In the community

Border board approves police communications grant

ONTARIO ­– Police agencies in Malheur County are on their way to getting the first major upgrade to their communications system in 20 years.

The board in charge of spurring economic development along the Idaho border with Malheur County recent approved a nearly $500,000 for a project involving the Ontario Fire and Police Departments, Nyssa Police Department, and the Malheur County Sheriff’s Office.

The Eastern Oregon Border Economic Development Board in January awarded a $428,037 for emergency communications and records management.

Ontario Police Chief Michael Iwai said the upgrade is the first since 1993. While he said there had been updates to the system over the years, the system is only a step above not having one. The current system, he wrote in the grant application, is the plain database, which makes information entry and retrieval cumbersome and tedious.

Iwai said Nyssa, Ontario and sheriff’s office patrol cars will get computers to allow for the cruisers to be linked to a computer-aided dispatch system.
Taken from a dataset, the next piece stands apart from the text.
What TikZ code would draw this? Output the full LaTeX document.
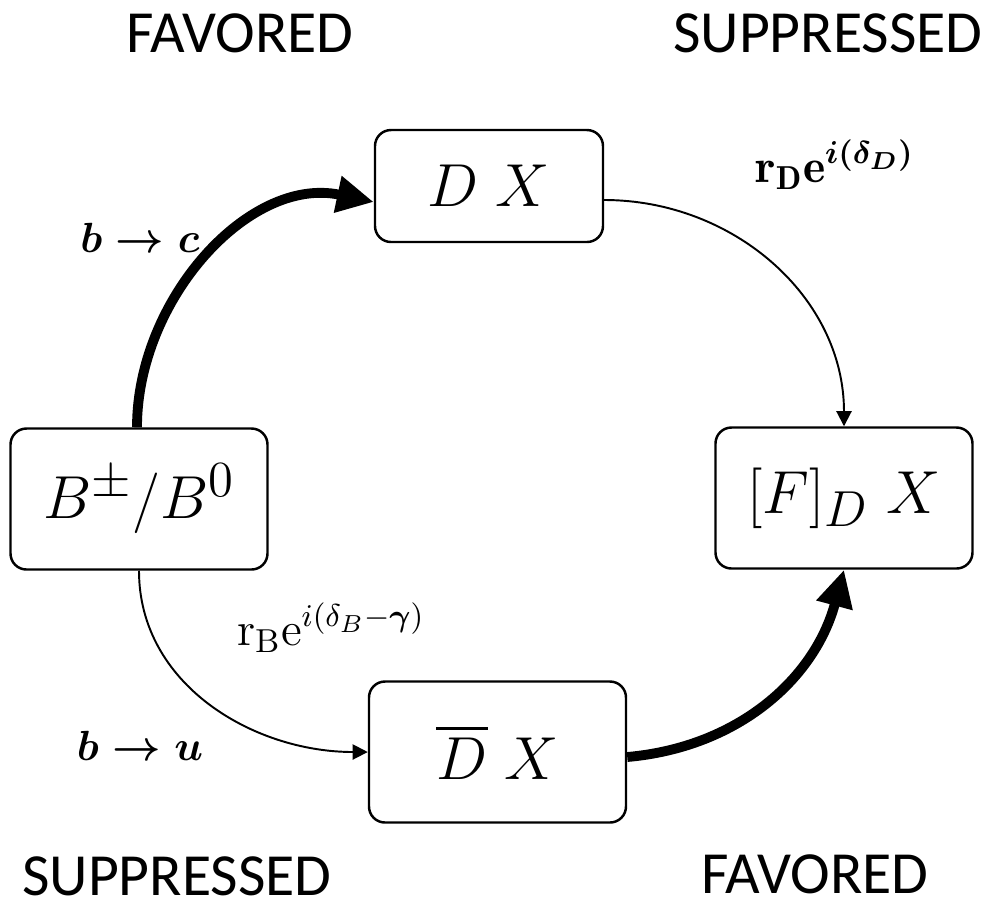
\documentclass[tikz,border=0pt]{standalone}
\usepackage{fontspec}
\usepackage{amsmath,amssymb}
\usetikzlibrary{arrows.meta,positioning}
\newfontfamily\capsfont{Carlito}
\definecolor{ink}{HTML}{000000}
\tikzset{
  statebox/.style={rectangle,rounded corners=0.16cm,draw=ink,line width=0.7pt,
    fill=white,text=ink,align=center,font=\fontsize{19}{22}\selectfont,
    minimum width=2.57cm,minimum height=1.41cm,inner sep=2pt},
  favarr/.style={-{Triangle[length=10.5pt,width=10pt]},line width=2.8pt,color=ink},
  suparr/.style={-{Triangle[length=4.3pt,width=4.3pt]},line width=0.55pt,color=ink},
  quarklabel/.style={font=\fontsize{12.5}{15}\selectfont,text=ink},
  ratelabel/.style={font=\fontsize{13.5}{16}\selectfont,text=ink},
  modelabel/.style={font=\capsfont\fontsize{17}{20}\selectfont,text=ink,inner sep=0pt},
}

\begin{document}
\begin{tikzpicture}
  \useasboundingbox (0,0) rectangle (10.01,-9.08);
  % states
  \node[statebox,minimum width=2.28cm,minimum height=1.12cm] (dx) at (4.89,-1.86) {$D\;X$};
  \node[statebox] (bmes) at (1.39,-4.99) {$B^{\pm}/B^{0}$};
  \node[statebox] (fdx) at (8.44,-4.98) {$[F]_D\;X$};
  \node[statebox] (dbx) at (4.975,-7.52) {$\overline{D}\;X$};

  % favored / suppressed tags
  \node[modelabel] (favtop) at (2.40,-0.33) {FAVORED};
  \node[modelabel] (suptop) at (8.28,-0.33) {SUPPRESSED};
  \node[modelabel] (supbot) at (1.77,-8.76) {SUPPRESSED};
  \node[modelabel] (favbot) at (8.15,-8.74) {FAVORED};

  % quark transitions and amplitudes
  \node[quarklabel] (bc) at (1.40,-2.38) {$\boldsymbol{b\rightarrow c}$};
  \node[quarklabel] (bu) at (1.40,-7.46) {$\boldsymbol{b\rightarrow u}$};
  \node[ratelabel] (rd) at (8.35,-1.65) {$\mathbf{r_D e}^{\boldsymbol{i(\delta_D)}}$};
  \node[ratelabel] (rb) at (3.31,-6.28) {$\mathrm{r_B e}^{i(\delta_B-\boldsymbol{\gamma})}$};

  \draw[favarr] ([xshift=-0.02cm]bmes.north) to[out=90,in=168] ([yshift=-0.16cm]dx.west);
  \draw[suparr] ([yshift=-0.14cm]dx.east) to[out=0,in=90] (fdx.north);
  \draw[suparr] (bmes.south) to[out=-90,in=180] (dbx.west);
  \draw[favarr] ([yshift=-0.05cm]dbx.east) to[out=5,in=255] (fdx.south);
\end{tikzpicture}
\end{document}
From a patrol car or the dispatch center, first responders in real time will locate which units are on the way, he said.

“We are streamlining, upgrading the entire process, making it more efficient and more effective.”

Iwai said the system goes live in March and 16 patrol cars will be set up with a computer and 25 laptops for his officers.

Shawna Peterson, executive director of the border board, said the board considered the technical upgrade an essential project for the region and that public safety and data collection underpin economic development.

She added that the board was “impressed and encouraged” by the agencies working together on the application.

“The board has long prioritized collaboration in the region,” she said.

“This process got us all on the same page with respect to how we’re going to ensure this program is built and gets better over time,” Iwai said.